Mindful that — above all else — moms prize quality time with their kids, Starbright Floral Design in New York City latched onto not one, but two experiential promotions, both connected to pop culture, for Mother’s Day: tickets to a new comedy, “Life of the Party,” and bouquets given to Broadway-goers during a performance of “Waitress.”
Allied Integrated Marketing approached the Manhattan shop, well known for its high profile corporate and event work for clients such as Lord & Taylor and The Grammy Awards to partner in promoting Melissa McCarthy’s latest film about a middle-aged mother who returns to college after her husband abruptly asks her for a divorce. The marketing firm offered Starbright 30 pairs of tickets, which the shop attached to a red and yellow arrangement (corresponding to the colors in the movie poster). The shop sold 25 themed arrangements, and mothers received flowers and an opportunity to see the movie with their children.
“Waitress,” the Tony-nominated musical composed by Sara Bareilles and currently starring Katharine McPhee, is one of the hottest shows on Broadway. The Starbright team coordinated with producers to pull off a bouquet giveaway. Starbright promised bouquets to theatergoers who messaged their seat assignments to the @WaitressMusical Instagram account — which a number of grown kids did as a Mother’s Day surprise.
“Moms were so excited to see the play. And to walk out of there with a bouquet of flowers? It was something they weren’t expecting,” said Evan Hayes, Starbright’s director of social media.

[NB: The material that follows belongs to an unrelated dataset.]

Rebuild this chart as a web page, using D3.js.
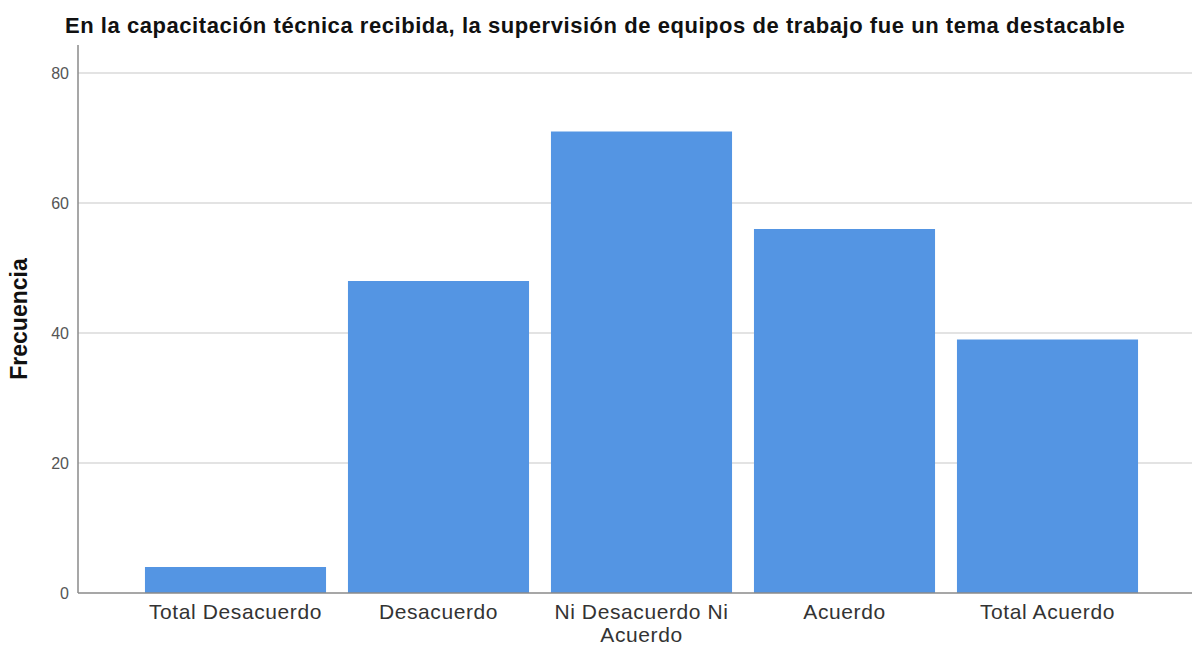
<!DOCTYPE html>
<html>
<head>
<meta charset="utf-8">
<script src="https://cdn.jsdelivr.net/npm/d3@7"></script>
<style>
  body { margin: 0; background: #fff; }
  svg { display: block; font-family: "Liberation Sans", Arial, sans-serif; }
</style>
</head>
<body>
<div class="graph"></div>
<script>
"use strict";

var categories = [["Total Desacuerdo"], ["Desacuerdo"], ["Ni Desacuerdo Ni", "Acuerdo"], ["Acuerdo"], ["Total Acuerdo"]];
var frequencies = [4, 48, 71, 56, 39];
var yTicks = [0, 20, 40, 60, 80];

var width = 1194;
var height = 647;
var axisLeft = 78;
var plotRight = 1192;
var baseY = 593;
var topY = 73;

var svg = d3.select(".graph").append("svg").attr("width", width).attr("height", height);

var names = categories.map(function (c) { return c.join(" "); });

var xScale = d3.scaleBand().domain(names).range([134, 1149]).paddingInner(0.108).paddingOuter(0.054);
var yScale = d3.scaleLinear().domain([0, 80]).range([baseY, topY]);

// gridlines
svg.append("g").selectAll("line").data(yTicks.slice(1)).enter().append("line")
    .attr("x1", axisLeft).attr("x2", plotRight)
    .attr("y1", function (d) { return yScale(d); })
    .attr("y2", function (d) { return yScale(d); })
    .attr("stroke", "#dadada").attr("stroke-width", 1.5);

// bars
svg.append("g").selectAll("rect").data(frequencies).enter().append("rect")
    .attr("x", function (_, i) { return xScale(names[i]); })
    .attr("y", function (d) { return yScale(d); })
    .attr("width", xScale.bandwidth())
    .attr("height", function (d) { return baseY - yScale(d); })
    .attr("fill", "#5495e3");

// y axis
var yAxis = d3.axisLeft(yScale).tickValues(yTicks).tickSize(0).tickPadding(9);
var yG = svg.append("g").attr("transform", "translate(" + axisLeft + ",0)").call(yAxis);
yG.select(".domain").remove();
yG.selectAll("text").attr("font-size", 16).attr("fill", "#555").style("font-family", "Liberation Sans, Arial, sans-serif");

svg.append("line").attr("x1", axisLeft).attr("x2", axisLeft).attr("y1", 45).attr("y2", baseY)
    .attr("stroke", "#8a8a8a").attr("stroke-width", 1.5);
svg.append("line").attr("x1", axisLeft).attr("x2", plotRight).attr("y1", baseY).attr("y2", baseY)
    .attr("stroke", "#8a8a8a").attr("stroke-width", 1.5);

// x labels
var xLabels = svg.append("g").selectAll("text").data(categories).enter().append("text")
    .attr("x", function (_, i) { return xScale(names[i]) + xScale.bandwidth() / 2; })
    .attr("y", 619)
    .attr("text-anchor", "middle")
    .attr("font-size", 21)
    .style("letter-spacing", "0.6px")
    .attr("fill", "#333");
xLabels.selectAll("tspan").data(function (d) { return d; }).enter().append("tspan")
    .attr("x", function () { return d3.select(this.parentNode).attr("x"); })
    .attr("dy", function (_, i) { return i === 0 ? 0 : 23; })
    .text(function (d) { return d; });

// axis title
svg.append("text").attr("transform", "translate(27,319) rotate(-90)")
    .attr("text-anchor", "middle").attr("font-size", 23).attr("font-weight", "bold").attr("fill", "#111")
    .text("Frecuencia");

// chart title
svg.append("text").attr("x", 65).attr("y", 33)
    .attr("font-size", 22).attr("font-weight", "bold").attr("fill", "#111")
    .style("letter-spacing", "0.55px")
    .text("En la capacitación técnica recibida, la supervisión de equipos de trabajo fue un tema destacable");
</script>
</body>
</html>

He said the shop’s goal was “making sure mothers had the best day possible.”
Hayes delighted in seeing mothers and their children posting Instagram stories with pictures and videos of their bouquets, tagged with the @StarbrightNYC handle. “In a world of technology, Twitter, and paid Google ads, it’s important to remember to move with the times,” he said.
Pop culture is an effective marketing muse, said retail expert Nicole Reyhle, a former speaker at SAF’s annual convention. Tapping into the crazes of our media-obsessed, celebrity-drenched society “lets you milk the excitement the mainstream press has already created,” she said.